So, I know I’m way late on this but I’ll take the demerit points.
• So let me ask you: is it a promo for an American sport magazine’s yearly franchise editorial feature or is it an advertisement for an iconic American children’s doll? (A free subscription AND a doll if you can answer that.) And a related question: Given the proximity between TIME’s Mexico “pay to play” cover and this one, in which Mattel dumped an oodle of cash on TIME’s sister publication, SI, for the cover advertorial, did the same ad salesperson sell both deals?
• What’s very clever about it (right, you only read Bag for the cognitive science) is how it works as a mnemonic device. In other words, Barbie’s so classically, generically, blonde-ly not real, her substitution in that iconic spot on the SI Swimsuit cover, for devotees that have all those “actual” covers stored in their heads, is like a lure to recollect every blonde (Kathy, Christie and the rest) who were ever real/really there.
• I think the watchword of design is: “make it new.” In contrast to NatGeo going to the well a 3rd time with McCurry’s “Afghan Girl” for its 125th anniversary cover, this 50th swimsuit anniversary concept is a smart example of making old new again. Take that, Mad Men (or The Way Back Machine), dusting off a swimsuit you haven’t worn since 1959.
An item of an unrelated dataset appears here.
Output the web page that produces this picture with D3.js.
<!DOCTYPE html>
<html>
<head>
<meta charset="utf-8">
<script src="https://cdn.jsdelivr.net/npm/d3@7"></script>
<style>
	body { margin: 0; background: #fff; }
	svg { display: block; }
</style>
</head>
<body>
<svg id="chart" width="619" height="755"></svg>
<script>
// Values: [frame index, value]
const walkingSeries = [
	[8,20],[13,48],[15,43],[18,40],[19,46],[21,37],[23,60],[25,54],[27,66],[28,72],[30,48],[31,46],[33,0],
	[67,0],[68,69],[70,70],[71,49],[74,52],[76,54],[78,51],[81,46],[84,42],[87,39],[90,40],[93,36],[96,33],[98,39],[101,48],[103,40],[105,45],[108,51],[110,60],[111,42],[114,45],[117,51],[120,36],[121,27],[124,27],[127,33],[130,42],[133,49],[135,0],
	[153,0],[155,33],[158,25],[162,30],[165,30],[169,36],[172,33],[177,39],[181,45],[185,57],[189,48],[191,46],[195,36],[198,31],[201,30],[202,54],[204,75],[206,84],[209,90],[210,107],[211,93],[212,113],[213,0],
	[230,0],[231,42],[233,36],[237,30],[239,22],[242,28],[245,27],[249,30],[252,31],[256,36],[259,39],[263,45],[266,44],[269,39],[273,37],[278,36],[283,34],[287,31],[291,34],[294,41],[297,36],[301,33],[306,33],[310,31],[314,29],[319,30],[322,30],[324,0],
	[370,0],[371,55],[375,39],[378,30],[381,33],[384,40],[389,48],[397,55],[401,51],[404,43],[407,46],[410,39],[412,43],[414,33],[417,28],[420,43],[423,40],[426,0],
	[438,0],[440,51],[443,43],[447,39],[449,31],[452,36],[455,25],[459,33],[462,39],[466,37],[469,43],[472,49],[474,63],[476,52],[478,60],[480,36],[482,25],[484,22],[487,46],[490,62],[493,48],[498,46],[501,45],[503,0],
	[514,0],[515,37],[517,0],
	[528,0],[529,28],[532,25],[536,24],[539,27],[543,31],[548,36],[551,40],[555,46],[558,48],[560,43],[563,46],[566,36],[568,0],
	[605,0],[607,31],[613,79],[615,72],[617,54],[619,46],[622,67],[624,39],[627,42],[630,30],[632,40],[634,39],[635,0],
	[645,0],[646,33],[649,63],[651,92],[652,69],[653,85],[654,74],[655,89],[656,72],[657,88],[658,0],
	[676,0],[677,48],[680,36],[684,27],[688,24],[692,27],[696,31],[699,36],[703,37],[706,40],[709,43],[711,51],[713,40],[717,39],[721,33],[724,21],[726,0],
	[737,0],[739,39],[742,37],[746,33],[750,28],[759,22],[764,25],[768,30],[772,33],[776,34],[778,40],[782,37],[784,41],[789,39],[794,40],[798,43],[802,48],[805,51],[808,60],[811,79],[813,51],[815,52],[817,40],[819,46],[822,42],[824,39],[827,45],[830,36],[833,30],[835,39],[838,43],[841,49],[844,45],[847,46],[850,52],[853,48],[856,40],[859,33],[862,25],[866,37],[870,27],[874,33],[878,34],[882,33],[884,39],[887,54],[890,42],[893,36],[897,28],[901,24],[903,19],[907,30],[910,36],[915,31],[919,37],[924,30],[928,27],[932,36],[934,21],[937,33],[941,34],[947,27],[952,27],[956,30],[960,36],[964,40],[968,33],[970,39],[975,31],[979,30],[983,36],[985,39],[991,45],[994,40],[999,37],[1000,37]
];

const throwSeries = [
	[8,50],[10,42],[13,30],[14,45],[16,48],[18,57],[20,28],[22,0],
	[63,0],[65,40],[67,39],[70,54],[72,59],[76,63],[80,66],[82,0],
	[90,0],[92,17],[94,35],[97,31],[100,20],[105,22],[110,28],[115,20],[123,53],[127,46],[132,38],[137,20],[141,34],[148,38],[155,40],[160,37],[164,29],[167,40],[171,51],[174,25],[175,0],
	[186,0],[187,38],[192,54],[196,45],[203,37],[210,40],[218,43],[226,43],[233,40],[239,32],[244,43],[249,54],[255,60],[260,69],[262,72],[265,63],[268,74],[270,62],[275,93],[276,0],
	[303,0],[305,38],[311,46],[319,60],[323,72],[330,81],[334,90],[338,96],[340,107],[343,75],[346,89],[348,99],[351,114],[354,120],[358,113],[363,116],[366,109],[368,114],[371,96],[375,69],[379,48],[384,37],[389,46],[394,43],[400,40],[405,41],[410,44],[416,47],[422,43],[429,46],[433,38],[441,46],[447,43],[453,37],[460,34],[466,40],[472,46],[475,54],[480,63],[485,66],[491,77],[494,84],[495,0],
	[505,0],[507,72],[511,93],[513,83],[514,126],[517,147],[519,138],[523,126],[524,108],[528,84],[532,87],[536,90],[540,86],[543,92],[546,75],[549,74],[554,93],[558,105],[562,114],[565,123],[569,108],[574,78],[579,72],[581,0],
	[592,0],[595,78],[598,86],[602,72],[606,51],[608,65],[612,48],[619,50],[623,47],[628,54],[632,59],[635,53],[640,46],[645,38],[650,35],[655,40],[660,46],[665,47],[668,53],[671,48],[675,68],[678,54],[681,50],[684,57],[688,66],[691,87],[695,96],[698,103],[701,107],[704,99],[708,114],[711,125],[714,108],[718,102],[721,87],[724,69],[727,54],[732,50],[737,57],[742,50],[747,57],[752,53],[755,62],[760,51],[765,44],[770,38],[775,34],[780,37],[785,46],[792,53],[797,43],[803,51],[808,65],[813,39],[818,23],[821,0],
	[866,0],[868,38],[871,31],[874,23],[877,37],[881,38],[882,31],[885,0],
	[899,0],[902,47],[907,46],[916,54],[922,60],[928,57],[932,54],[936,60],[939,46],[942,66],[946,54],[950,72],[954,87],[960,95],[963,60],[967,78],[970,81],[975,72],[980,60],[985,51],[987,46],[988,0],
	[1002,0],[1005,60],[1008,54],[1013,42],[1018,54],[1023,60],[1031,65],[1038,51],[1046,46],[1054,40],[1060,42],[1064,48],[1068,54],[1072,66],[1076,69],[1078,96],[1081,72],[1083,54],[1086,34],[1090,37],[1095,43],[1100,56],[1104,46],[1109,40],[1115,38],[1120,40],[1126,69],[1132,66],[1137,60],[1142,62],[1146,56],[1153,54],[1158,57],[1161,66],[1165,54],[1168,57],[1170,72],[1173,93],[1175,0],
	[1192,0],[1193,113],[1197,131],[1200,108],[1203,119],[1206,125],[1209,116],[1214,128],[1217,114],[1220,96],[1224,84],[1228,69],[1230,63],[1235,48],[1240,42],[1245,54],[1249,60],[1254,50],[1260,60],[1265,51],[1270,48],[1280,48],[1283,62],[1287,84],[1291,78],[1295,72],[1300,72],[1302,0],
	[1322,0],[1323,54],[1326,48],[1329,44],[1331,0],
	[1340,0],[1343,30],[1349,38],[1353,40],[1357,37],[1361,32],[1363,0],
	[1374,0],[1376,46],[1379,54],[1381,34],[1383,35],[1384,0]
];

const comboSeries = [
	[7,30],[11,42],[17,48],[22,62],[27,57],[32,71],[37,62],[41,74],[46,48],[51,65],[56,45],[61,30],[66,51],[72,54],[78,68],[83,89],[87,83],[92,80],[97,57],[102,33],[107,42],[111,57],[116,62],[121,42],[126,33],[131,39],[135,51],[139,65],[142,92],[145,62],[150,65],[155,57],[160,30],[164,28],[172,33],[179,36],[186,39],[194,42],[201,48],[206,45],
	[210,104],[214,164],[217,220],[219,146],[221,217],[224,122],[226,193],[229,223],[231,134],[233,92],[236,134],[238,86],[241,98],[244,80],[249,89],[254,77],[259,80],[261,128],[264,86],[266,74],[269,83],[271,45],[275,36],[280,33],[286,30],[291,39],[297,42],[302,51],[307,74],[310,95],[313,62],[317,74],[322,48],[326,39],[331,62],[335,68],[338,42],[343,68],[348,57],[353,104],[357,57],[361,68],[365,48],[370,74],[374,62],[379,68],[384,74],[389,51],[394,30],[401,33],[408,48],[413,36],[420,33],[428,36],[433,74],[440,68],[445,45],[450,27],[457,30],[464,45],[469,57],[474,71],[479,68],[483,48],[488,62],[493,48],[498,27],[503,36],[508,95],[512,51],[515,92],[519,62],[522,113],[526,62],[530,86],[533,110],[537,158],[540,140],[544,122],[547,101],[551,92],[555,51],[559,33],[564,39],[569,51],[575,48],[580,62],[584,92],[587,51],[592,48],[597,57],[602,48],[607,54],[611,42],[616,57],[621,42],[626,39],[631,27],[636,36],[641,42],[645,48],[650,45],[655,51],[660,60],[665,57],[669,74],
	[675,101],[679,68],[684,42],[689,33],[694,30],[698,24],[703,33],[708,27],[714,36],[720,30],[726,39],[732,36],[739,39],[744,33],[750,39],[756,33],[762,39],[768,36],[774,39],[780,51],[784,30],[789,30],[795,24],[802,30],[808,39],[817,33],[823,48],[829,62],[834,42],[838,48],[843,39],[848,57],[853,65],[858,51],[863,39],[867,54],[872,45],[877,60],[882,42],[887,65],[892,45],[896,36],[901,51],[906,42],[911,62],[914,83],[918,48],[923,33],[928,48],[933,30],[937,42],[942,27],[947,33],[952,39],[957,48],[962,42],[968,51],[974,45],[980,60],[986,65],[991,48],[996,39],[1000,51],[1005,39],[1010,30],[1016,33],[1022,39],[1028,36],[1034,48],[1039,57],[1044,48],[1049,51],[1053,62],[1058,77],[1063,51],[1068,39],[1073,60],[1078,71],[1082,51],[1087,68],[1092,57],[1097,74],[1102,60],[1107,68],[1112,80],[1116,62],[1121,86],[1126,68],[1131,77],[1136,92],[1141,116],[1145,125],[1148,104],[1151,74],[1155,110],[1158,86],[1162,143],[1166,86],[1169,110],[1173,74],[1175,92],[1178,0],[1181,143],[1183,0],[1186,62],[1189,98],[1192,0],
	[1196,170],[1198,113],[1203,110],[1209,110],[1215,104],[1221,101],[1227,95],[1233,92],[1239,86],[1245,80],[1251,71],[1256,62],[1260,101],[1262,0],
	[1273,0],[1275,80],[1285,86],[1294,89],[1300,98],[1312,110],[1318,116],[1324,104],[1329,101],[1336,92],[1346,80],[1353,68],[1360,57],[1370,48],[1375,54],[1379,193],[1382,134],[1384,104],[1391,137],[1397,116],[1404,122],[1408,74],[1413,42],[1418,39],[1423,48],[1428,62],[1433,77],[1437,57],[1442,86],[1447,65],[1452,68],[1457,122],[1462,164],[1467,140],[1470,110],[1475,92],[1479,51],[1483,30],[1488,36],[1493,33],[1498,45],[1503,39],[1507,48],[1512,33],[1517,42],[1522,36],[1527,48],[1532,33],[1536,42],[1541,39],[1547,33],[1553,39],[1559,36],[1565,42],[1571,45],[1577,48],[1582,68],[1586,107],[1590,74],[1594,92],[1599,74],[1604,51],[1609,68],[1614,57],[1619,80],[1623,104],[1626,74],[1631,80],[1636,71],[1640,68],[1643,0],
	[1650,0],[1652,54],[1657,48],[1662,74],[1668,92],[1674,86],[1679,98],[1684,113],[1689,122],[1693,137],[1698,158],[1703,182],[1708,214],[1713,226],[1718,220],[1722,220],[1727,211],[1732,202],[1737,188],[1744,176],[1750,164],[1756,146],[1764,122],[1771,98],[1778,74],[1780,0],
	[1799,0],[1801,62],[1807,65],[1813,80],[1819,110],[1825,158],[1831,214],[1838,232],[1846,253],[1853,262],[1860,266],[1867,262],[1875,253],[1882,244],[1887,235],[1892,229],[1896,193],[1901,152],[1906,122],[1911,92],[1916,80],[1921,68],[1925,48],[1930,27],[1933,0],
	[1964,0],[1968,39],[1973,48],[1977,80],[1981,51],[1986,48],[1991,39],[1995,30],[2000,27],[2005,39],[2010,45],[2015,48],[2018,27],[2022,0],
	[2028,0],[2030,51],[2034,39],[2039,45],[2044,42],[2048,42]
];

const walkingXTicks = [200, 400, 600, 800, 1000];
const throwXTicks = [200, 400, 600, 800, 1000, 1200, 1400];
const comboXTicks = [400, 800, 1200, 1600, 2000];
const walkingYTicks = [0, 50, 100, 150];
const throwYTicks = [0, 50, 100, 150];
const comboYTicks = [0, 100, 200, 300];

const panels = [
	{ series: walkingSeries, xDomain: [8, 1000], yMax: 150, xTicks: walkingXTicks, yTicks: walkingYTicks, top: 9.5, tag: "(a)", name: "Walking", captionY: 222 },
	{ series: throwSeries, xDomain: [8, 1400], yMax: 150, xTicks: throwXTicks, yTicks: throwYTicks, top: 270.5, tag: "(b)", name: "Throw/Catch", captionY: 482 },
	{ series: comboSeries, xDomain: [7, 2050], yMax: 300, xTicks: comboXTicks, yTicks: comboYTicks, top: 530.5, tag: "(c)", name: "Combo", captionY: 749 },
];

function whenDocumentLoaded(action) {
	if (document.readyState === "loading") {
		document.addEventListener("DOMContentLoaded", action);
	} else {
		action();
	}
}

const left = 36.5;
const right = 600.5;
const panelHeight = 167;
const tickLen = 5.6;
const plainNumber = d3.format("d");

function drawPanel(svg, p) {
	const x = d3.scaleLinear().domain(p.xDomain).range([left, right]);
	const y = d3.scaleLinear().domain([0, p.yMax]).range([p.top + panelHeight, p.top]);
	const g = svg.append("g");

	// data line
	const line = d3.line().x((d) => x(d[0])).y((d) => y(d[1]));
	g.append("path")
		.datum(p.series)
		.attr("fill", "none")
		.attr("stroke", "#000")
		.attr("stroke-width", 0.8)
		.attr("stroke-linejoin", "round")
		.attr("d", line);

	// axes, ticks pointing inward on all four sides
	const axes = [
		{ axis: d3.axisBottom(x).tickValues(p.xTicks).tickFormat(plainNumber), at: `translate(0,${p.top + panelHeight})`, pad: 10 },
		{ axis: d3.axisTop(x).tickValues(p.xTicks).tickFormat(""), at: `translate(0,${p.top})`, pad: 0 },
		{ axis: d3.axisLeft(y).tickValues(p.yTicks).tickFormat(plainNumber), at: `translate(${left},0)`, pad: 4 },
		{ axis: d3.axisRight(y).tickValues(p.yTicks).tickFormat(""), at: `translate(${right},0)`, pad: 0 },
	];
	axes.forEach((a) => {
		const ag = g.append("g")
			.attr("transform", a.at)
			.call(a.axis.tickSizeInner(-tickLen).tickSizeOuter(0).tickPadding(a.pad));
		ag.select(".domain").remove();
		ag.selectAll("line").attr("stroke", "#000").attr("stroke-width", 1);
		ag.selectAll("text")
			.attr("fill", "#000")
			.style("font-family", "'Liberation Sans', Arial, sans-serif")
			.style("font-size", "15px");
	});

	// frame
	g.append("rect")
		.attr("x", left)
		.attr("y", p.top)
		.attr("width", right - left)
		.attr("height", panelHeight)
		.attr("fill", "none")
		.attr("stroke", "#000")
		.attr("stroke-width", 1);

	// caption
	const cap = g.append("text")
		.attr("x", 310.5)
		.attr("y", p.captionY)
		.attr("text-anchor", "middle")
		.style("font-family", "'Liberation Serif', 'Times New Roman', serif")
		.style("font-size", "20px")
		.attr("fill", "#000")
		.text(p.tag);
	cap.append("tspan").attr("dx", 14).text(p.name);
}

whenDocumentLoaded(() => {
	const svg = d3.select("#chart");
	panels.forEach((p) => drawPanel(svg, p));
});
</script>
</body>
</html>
• And then, yes, there’s the outrageous provocation around body image, not (to mention the issue of the swimsuit institution itself). Suffice to say, I could hardly find an article, out of the dozen or so I looked at, that published this leggy inside shot. If SI only did the close-up cover in limited edition, this shot on the cover would probably have caused a riot. So much for progress on the emaciated model front.